Tüm katı kuralların etki etmediğini gören devlet, ani bir kararla başkentten çekilmeye karar verir. Şehre giriş çıkış yasaklanır. Polis artık olmayacaktır. Tecavüzcüler, hırsızlar kol gezsin; cinayetler artsın, halk da başlarında devlet olmaması ne demek görsün istiyorlardır yöneticiler. Böylece bir gece hükümet ansızın şehri terk eder. Temizlik görevlileri görevlerini bırakırlar. Dışarıdan bakan herkes şehrin çökmesini ister içten içe, ancak istedikleri gibi olmaz. Her evden biri eline süpürge alır ve kapısının önünü temizler. Temizlik işçileri de üniformaların greve gittiğini belirtir ve sivil halde işlerine devam ederler. Polisin yokluğunda sanılanın aksine kaos çıkmamıştır. Halk tarafından kaos çıkmıyorsa, yöneticiler kaos çıkarırlar. Bir bomba ile…
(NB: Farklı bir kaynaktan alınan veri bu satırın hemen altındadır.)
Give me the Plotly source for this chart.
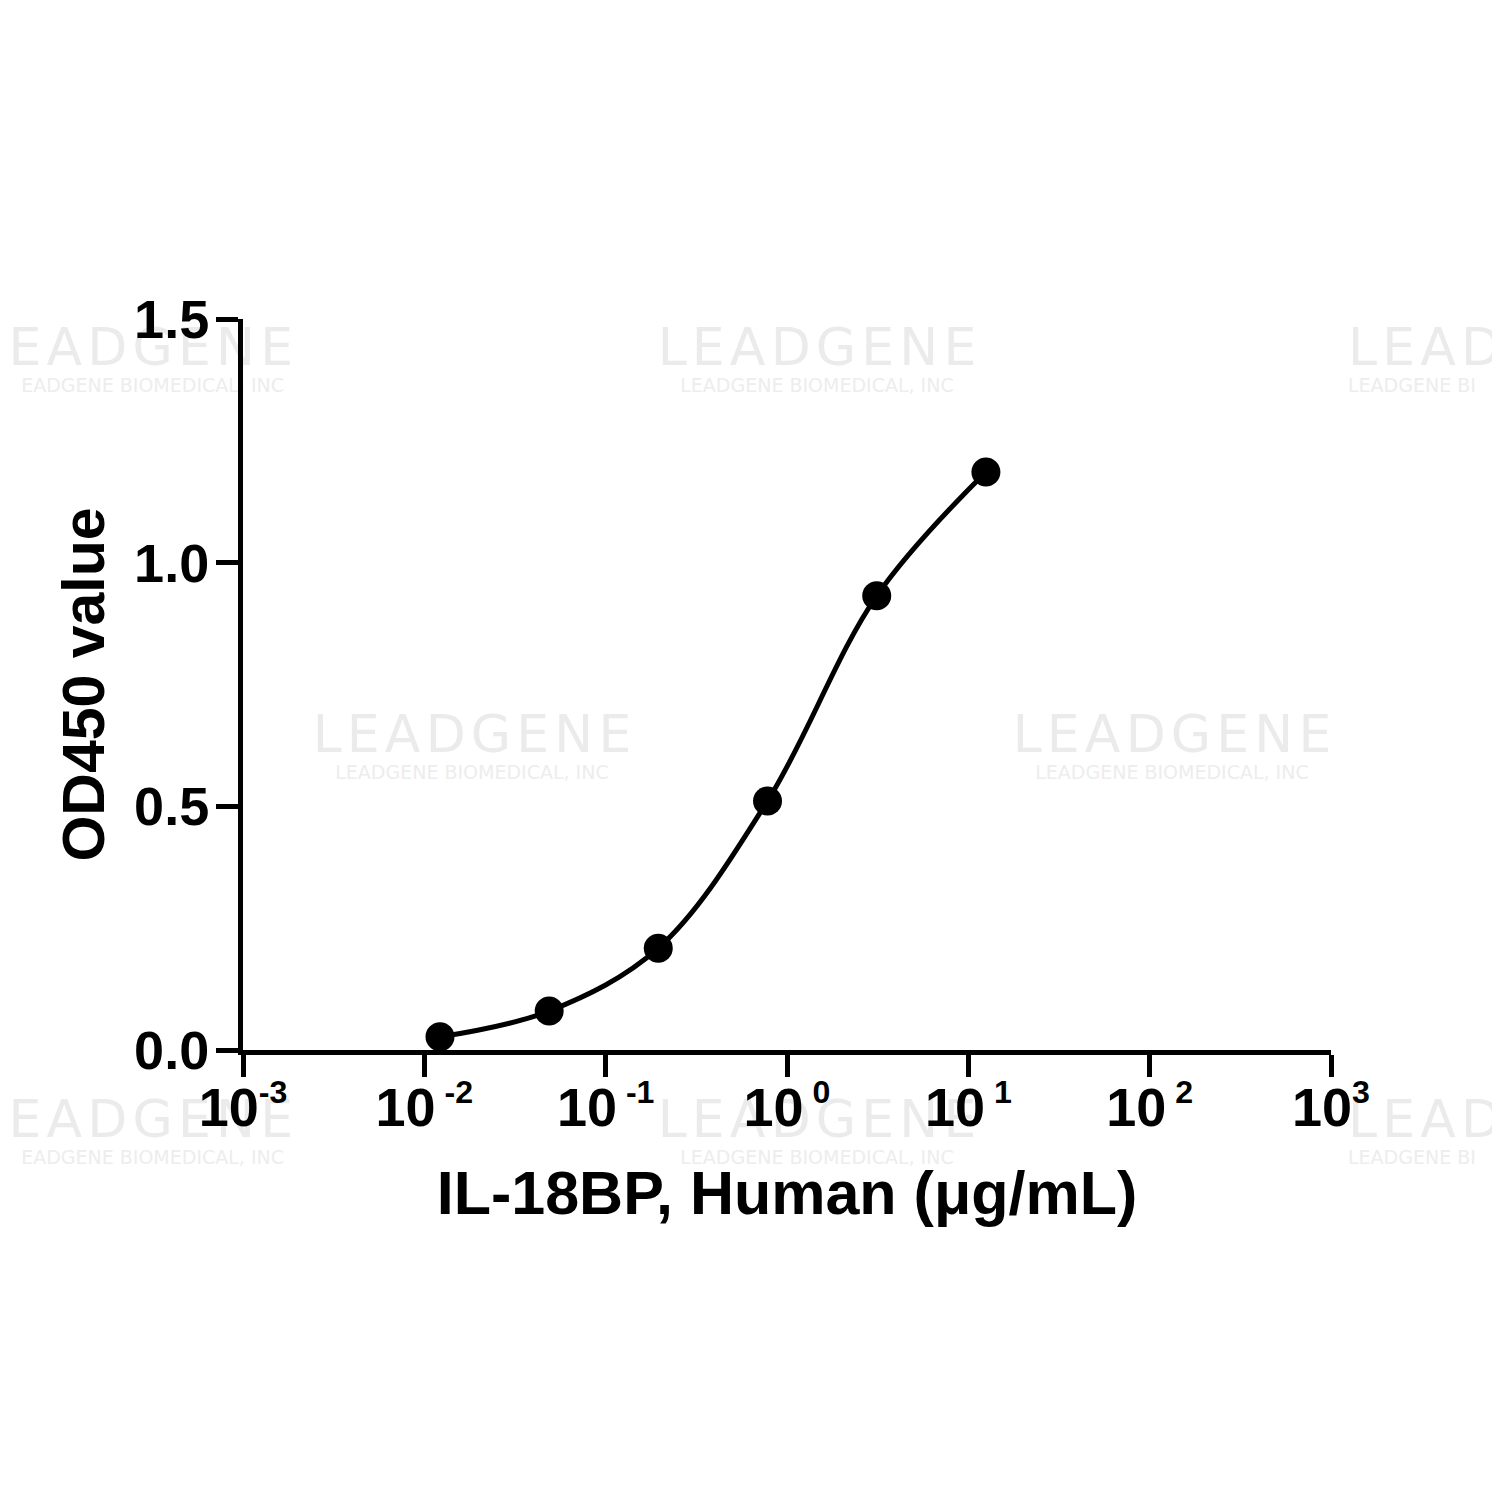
import plotly.graph_objects as go

# ---- data ----
conc_ug_ml = [0.0122, 0.0488, 0.195, 0.781, 3.125, 12.5]
od450 = [0.027, 0.080, 0.209, 0.511, 0.932, 1.186]

x_tick_vals = [1e-3, 1e-2, 1e-1, 1e0, 1e1, 1e2, 1e3]
x_tick_exp = ["-3", " -2", " -1", " 0", " 1", " 2", "3"]
y_tick_vals = [0, 0.5, 1.0, 1.5]
y_tick_text = ["0.0", "0.5", "1.0", "1.5"]

x_title = "IL-18BP, Human (μg/mL)"
y_title = "OD450 value"

FONT = "Liberation Sans, Arial, sans-serif"

x_tick_text = ["10<sup><span style='font-size:0.85em'>%s</span></sup>" % e for e in x_tick_exp]

fig = go.Figure()

# fitted curve (smooth line through the points)
fig.add_trace(go.Scatter(
    x=conc_ug_ml, y=od450, mode="lines",
    line=dict(color="black", width=5, shape="spline", smoothing=1.0),
    hoverinfo="skip", showlegend=False,
))
# data points
fig.add_trace(go.Scatter(
    x=conc_ug_ml, y=od450, mode="markers",
    marker=dict(color="black", size=29, line=dict(width=0)),
    showlegend=False,
))

# ---- watermark (decoration, placed below everything) ----
OFF = 8  # page body margin
L, R, T, B = 243, 1331, 319, 1050   # target pixel positions on the page
def px(xp):
    return (xp - L) / (R - L)
def py(yp):
    return (B - yp) / (B - T)

HS = "\u200a"
wm_main_full = HS.join("LEADGENE")
wm_sub_full = "LEADGENE BIOMEDICAL, INC"
# (centre x, centre y, main text, sub text, alignment)
wm_blocks = [
    (817, 343, wm_main_full, wm_sub_full, "center"),
    (472, 730, wm_main_full, wm_sub_full, "center"),
    (1172, 730, wm_main_full, wm_sub_full, "center"),
    (817, 1115, wm_main_full, wm_sub_full, "center"),
    (0, 343, HS.join("EADGENE"), "EADGENE BIOMEDICAL, INC", "left"),
    (0, 1115, HS.join("EADGENE"), "EADGENE BIOMEDICAL, INC", "left"),
    (1345, 343, HS.join("LEAD"), "LEADGENE BI", "right"),
    (1345, 1115, HS.join("LEAD"), "LEADGENE BI", "right"),
]
shapes = []
for cx, cy, tmain, tsub, al in wm_blocks:
    if al == "center":
        x0m, x1m, x0s, x1s, pos = cx - 170, cx + 170, cx - 170, cx + 170, "middle center"
    elif al == "left":
        x0m, x1m, x0s, x1s, pos = 14, 296, 14, 287, "middle right"
    else:
        x0m, x1m, x0s, x1s, pos = cx, 1495, cx, 1495, "middle left"
    shapes.append(dict(
        type="rect", xref="paper", yref="paper", layer="below",
        x0=px(x0m), x1=px(x1m), y0=py(cy + 25), y1=py(cy - 25),
        line=dict(width=0), fillcolor="rgba(0,0,0,0)",
        label=dict(text=tmain, textposition=pos, padding=0,
                   font=dict(family="DejaVu Sans", size=52, color="#ebebeb")),
    ))
    shapes.append(dict(
        type="rect", xref="paper", yref="paper", layer="below",
        x0=px(x0s), x1=px(x1s), y0=py(cy + 52), y1=py(cy + 30),
        line=dict(width=0), fillcolor="rgba(0,0,0,0)",
        label=dict(text=tsub, textposition=pos, padding=0,
                   font=dict(family="DejaVu Sans", size=19, color="#ededed")),
    ))

fig.update_layout(
    width=1500, height=1500,
    margin=dict(l=L - OFF, r=1500 - R + OFF, t=T - OFF, b=1500 - B + OFF),
    paper_bgcolor="white", plot_bgcolor="rgba(0,0,0,0)",
    font=dict(family=FONT, color="black"),
    shapes=shapes,
    showlegend=False,
)
fig.update_xaxes(
    type="log", range=[-3, 3],
    tickvals=x_tick_vals, ticktext=x_tick_text,
    ticks="outside", ticklen=22, tickwidth=5, tickcolor="black",
    showline=True, linewidth=5, linecolor="black",
    showgrid=False, zeroline=False,
    ticklabelstandoff=-16,
    tickfont=dict(family=FONT, size=54, weight="bold", color="black"),
    title=dict(text=x_title, standoff=37,
               font=dict(family=FONT, size=61, weight="bold", color="black")),
)
fig.update_yaxes(
    range=[0, 1.5],
    tickvals=y_tick_vals, ticktext=y_tick_text,
    ticks="outside", ticklen=22, tickwidth=5, tickcolor="black",
    showline=True, linewidth=5, linecolor="black",
    showgrid=False, zeroline=False,
    ticklabelstandoff=-4,
    tickfont=dict(family=FONT, size=54, weight="bold", color="black"),
    title=dict(text=y_title, standoff=12,
               font=dict(family=FONT, size=59, weight="bold", color="black")),
)

fig.write_html("out.html")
Peki boş oy kullanmayan, tarafları belli olan insanlara ne olacaktır? Yasasız şehrin insanları hayata nasıl devam edecekler derken, bakalım hükümette nasıl fırtınalar kopuyor. Adalet bakanı ve kültür bakanı istifalarını çoktan vermişlerdir. Geri kalan bakanlar, artık bir günah keçisi ilan etmeleri gerektiğini düşünürler. Boş oyların sebebini ortadan kaldıracaklardır. Böylece adalet yerini bulacaktır. Evet, asla boş oyların sebepleri kendileri değil yine halktan biri olacaktır. O da kim dersiniz, tabii ki dört yıl önceki salgında kör olmayan tek kişi. Doktorun karısı…
Onun suçsuz olduğunu her ne kadar açıklamaya çalışsalar da açıklayanların önlerine engel çıkacaktır. Adaleti savunanlar ölecek, en sonunda 4 yıl önce herkes gibi kör olmadığı için suçlu bulunan doktorun karısı da iki kurşunla hayata veda edecektir. Her ağladığında yüzünü yalayan gözyaşı köpeği Vefakâr da sahibinin yüzünü koklayıp korkunç şekilde ulurken bir anda uluması kurşun sesiyle kesilecektir. Bir körün, köpek ulumasını sevmediğini söyleyerek de bir kitap burada bitecektir.
Sevgili okur, Saramago bu kitabında Körlük kitabına çağrışımlarda bulunarak ilerlemiş ve aslında o kitabı devam ettirmiştir. Sizlere tavsiyem önce Körlük kitabını okumanızdır. İşte o zaman kitabın verdiği satır aralarındaki mesajları daha iyi görmüş olursunuz. (Körlük kitabını daha önce sitemizde işlemiştik. Eğer kitap hakkında düşünceye sahip olmak istiyorsan “Bembeyaz Boşluk: Körlük” yazımızdan faydalanabilirsiniz.)
Görmekten bahsetmişken, önceki kitabında gördüğü halde görmeyen körler olduğumuzu sertçe yüzümüze vuran yazar, incelediğimiz bu kitabında da göreceklerimizi bize acımasızca gösteriyor. Ben tahlilimi yapıp çekiliyorum sayın okur. Kafanda kalacak olan sorularla birlikte takdiri sana bırakıyorum.